In the midst of all this carnage, it is St Patrick himself who bears witness to the spreading pagan barbarism in his “A Letter to the Soldiers of Coroticus”, protesting the capture and enslavement of Irish Christians by his raiders, to quote:

And so, now you, Coroticus-and your gangsters, rebels all against Christ, now where do you see yourselves? You gave away girls like prizes: not yet women, but baptized. All for some petty temporal gain that will pass in the very next instant. Like a cloud passes, or smoke blown in the wind, so will sinners, who cheat, slip away from the face of the Lord. But the just will feast for sure with Christ. They will judge the nations, and unjust kings they will lord over for world after world. Amen. Wisd. 5:14 Ps. 68:2, 3; 3:8

Seeds of Hope

But even as England plunged deeply into paganism and slavery under Saxon influence, the seeds of hope are taking root in Iona, under the leadership of Colum cille – later St Columban -  who arrives on the Island from Ireland in 563 AD, and founds the first monastery dedicated to the conversion of the Scots. A few years later, Columanus arrives in Gaul with the customary twelve disciples, and establishes the first foundations of the Irish monastery movement, in the valley of the Seine.

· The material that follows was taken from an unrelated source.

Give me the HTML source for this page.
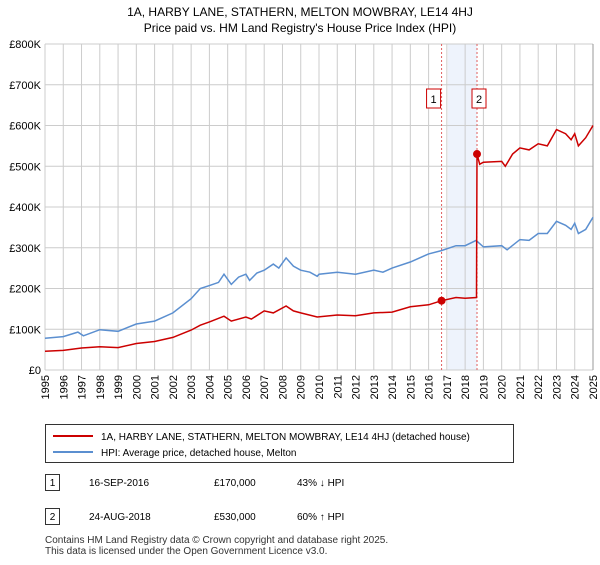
<!DOCTYPE html>
<html><head><meta charset="utf-8"><style>
body{margin:0;background:#fff;font-family:"Liberation Sans",sans-serif;}
svg text{font-family:"Liberation Sans",sans-serif;}
</style></head><body>
<svg width="600" height="560" viewBox="0 0 600 560">
<text x="300" y="16" text-anchor="middle" font-size="12">1A, HARBY LANE, STATHERN, MELTON MOWBRAY, LE14 4HJ</text>
<text x="300" y="32" text-anchor="middle" font-size="12">Price paid vs. HM Land Registry's House Price Index (HPI)</text>
<g id="grid"></g>
<g id="marks"></g>
<g id="legend">
<rect x="45.5" y="424.5" width="468" height="38" fill="#fff" stroke="#333"/>
<line x1="53" y1="436" x2="93" y2="436" stroke="#cc0000" stroke-width="2"/>
<text x="101" y="440" font-size="10">1A, HARBY LANE, STATHERN, MELTON MOWBRAY, LE14 4HJ (detached house)</text>
<line x1="53" y1="452" x2="93" y2="452" stroke="#5b8fd0" stroke-width="2"/>
<text x="101" y="456" font-size="10">HPI: Average price, detached house, Melton</text>
</g>
<g font-size="10">
<rect x="45.5" y="474.5" width="14" height="16" fill="#fff" stroke="#333"/><text x="52.5" y="486" text-anchor="middle">1</text>
<text x="89" y="486">16-SEP-2016</text><text x="214" y="486">£170,000</text><text x="297" y="486">43% ↓ HPI</text>
<rect x="45.5" y="508.5" width="14" height="16" fill="#fff" stroke="#333"/><text x="52.5" y="520" text-anchor="middle">2</text>
<text x="89" y="520">24-AUG-2018</text><text x="214" y="520">£530,000</text><text x="297" y="520">60% ↑ HPI</text>
</g>
<text x="45" y="543" font-size="10" fill="#333">Contains HM Land Registry data © Crown copyright and database right 2025.</text>
<text x="45" y="554" font-size="10" fill="#333">This data is licensed under the Open Government Licence v3.0.</text>
</svg>
<script>
const yTicks=[0,100,200,300,400,500,600,700,800];
const yTickLabels=["£0","£100K","£200K","£300K","£400K","£500K","£600K","£700K","£800K"];
const xYears=[1995,1996,1997,1998,1999,2000,2001,2002,2003,2004,2005,2006,2007,2008,2009,2010,2011,2012,2013,2014,2015,2016,2017,2018,2019,2020,2021,2022,2023,2024,2025];
const hpiT=[1995,1996,1996.8,1997.1,1998,1999,2000,2001,2002,2003,2003.5,2004,2004.5,2004.8,2005.2,2005.6,2006,2006.2,2006.6,2007,2007.5,2007.8,2008.2,2008.6,2009,2009.5,2009.9,2010,2011,2012,2013,2013.5,2014,2015,2016,2016.7,2017.5,2018,2018.6,2019,2020,2020.3,2021,2021.5,2022,2022.5,2023,2023.5,2023.8,2024,2024.2,2024.6,2025];
const hpiV=[78,82,93,84,99,95,113,120,140,175,200,207,215,235,210,228,235,220,238,245,260,250,275,255,245,240,230,235,240,235,245,240,250,265,285,293,305,305,318,302,305,295,320,318,335,335,365,355,345,360,335,345,375];
const redT=[1995,1996,1997,1998,1999,2000,2001,2002,2003,2003.5,2004,2004.8,2005.2,2006,2006.3,2007,2007.5,2008.2,2008.6,2009,2009.9,2011,2012,2013,2014,2015,2016,2016.71,2017.5,2018,2018.62,2018.65,2018.8,2019,2020,2020.2,2020.6,2021,2021.5,2022,2022.5,2023,2023.5,2023.8,2024,2024.2,2024.6,2025];
const redV=[46,48,54,57,55,65,70,80,98,110,118,132,120,130,125,145,140,157,145,140,130,135,133,140,142,155,160,170,178,176,178,530,505,510,512,500,530,545,540,555,550,590,580,565,580,550,570,600];
const sales=[{t:2016.71,v:170,l:"1"},{t:2018.65,v:530,l:"2"}];
const X0=45,X1=593,Y0=370,Y1=44;
const x=t=>X0+(t-1995)/30*(X1-X0);
const y=v=>Y0-v/800*(Y0-Y1);
const NS="http://www.w3.org/2000/svg";
function mk(tag,attrs,parent){const e=document.createElementNS(NS,tag);for(const k in attrs)e.setAttribute(k,attrs[k]);parent.appendChild(e);return e;}
const grid=document.getElementById('grid'),marks=document.getElementById('marks');
let band=mk('rect',{x:x(2017.06),y:Y1,width:x(2018.65)-x(2017.06),height:Y0-Y1,fill:'#eef3fc'},grid);


yTicks.forEach((v,i)=>{
 let l=mk('line',{x1:X0,x2:X1,y1:y(v),y2:y(v),stroke:'#ccc'},grid);
 
 
 let t=mk('text',{x:X0-4,y:y(v)+4,'text-anchor':'end','font-size':'11'},grid);t.textContent=yTickLabels[i];
 
 
});
xYears.forEach(yr=>{
 let l=mk('line',{x1:x(yr),x2:x(yr),y1:Y1,y2:Y0,stroke:'#ccc'},grid);
 
 
 let t=mk('text',{x:0,y:0,'font-size':'11','text-anchor':'end',transform:`translate(${x(yr)+4},${Y0+5}) rotate(-90)`},grid);t.textContent=yr;
 
 
});
mk('line',{x1:X1,x2:X1,y1:Y1,y2:Y0,stroke:'#999'},grid);
sales.forEach(s=>{
 let l=mk('line',{x1:x(s.t),x2:x(s.t),y1:Y1,y2:Y0,stroke:'#e06060','stroke-dasharray':'2,2'},grid);
 
 
});
const pts=(T,V)=>T.map((t,i)=>x(t).toFixed(1)+','+y(V[i]).toFixed(1)).join(' ');
let hp=mk('polyline',{points:pts(hpiT,hpiV),fill:'none',stroke:'#5b8fd0','stroke-width':1.5},marks);


let rp=mk('polyline',{points:pts(redT,redV),fill:'none',stroke:'#cc0000','stroke-width':1.5},marks);


sales.forEach(s=>{
 let c=mk('circle',{cx:x(s.t),cy:y(s.v),r:4,fill:'#cc0000'},marks);
 
 
 let g=mk('g',{},marks);
 
 
 const lx=x(s.t)-(s.l==="1"?8:-2);
 mk('rect',{x:lx-7,y:89,width:14,height:19,fill:'#fff',stroke:'#cc0000'},g);
 let t=mk('text',{x:lx,y:103,'text-anchor':'middle','font-size':'11'},g);t.textContent=s.l;
});
</script>
</body></html>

From 600 AD the Irish monasteries and their schools “multiplied exceedingly”, and the three largest monastery/schools in Ireland - Clonard, founded by St. Patrick’s collaborator St. Finian, Bangor, founded by Comgall, and Clonfert, founded by the famous Navigator St. Brendan - numbered 3000, 4000, and 3000 monks. These were “the largest monastic foundations ever established in Christendom,” according to Montalembert’s history of monasticism. The ratio of lay brothers and sisters to monks and nuns was at least one to one; in Gaul in the next century it was apparently often three to one, including the pupils of the school. Thus a monastery population which may have reached 40,000 out of a population total estimated to have been 250,000. This gives an idea of an extraordinary “education density” in that society, and also an idea how such large numbers of Irish monks missionised Scotland and Northumbria and then the huge territory of Gaul. “All saints whose origins could not be traced, were supposed to have come from Ireland,” says Montalembert.

It is this movement that will ultimately found Lindisfarne under St Aidan, and over time, re-convert England’s Saxon Kings to Christianity, which reached its apotheosis in King Alfred and his famous laws.

We owe a great debt to St Patrick and the Irish monastic movement. Let us celebrate that debt in his honour, and by doing so remember how we came to be who we are, this coming March 17th, and forever more.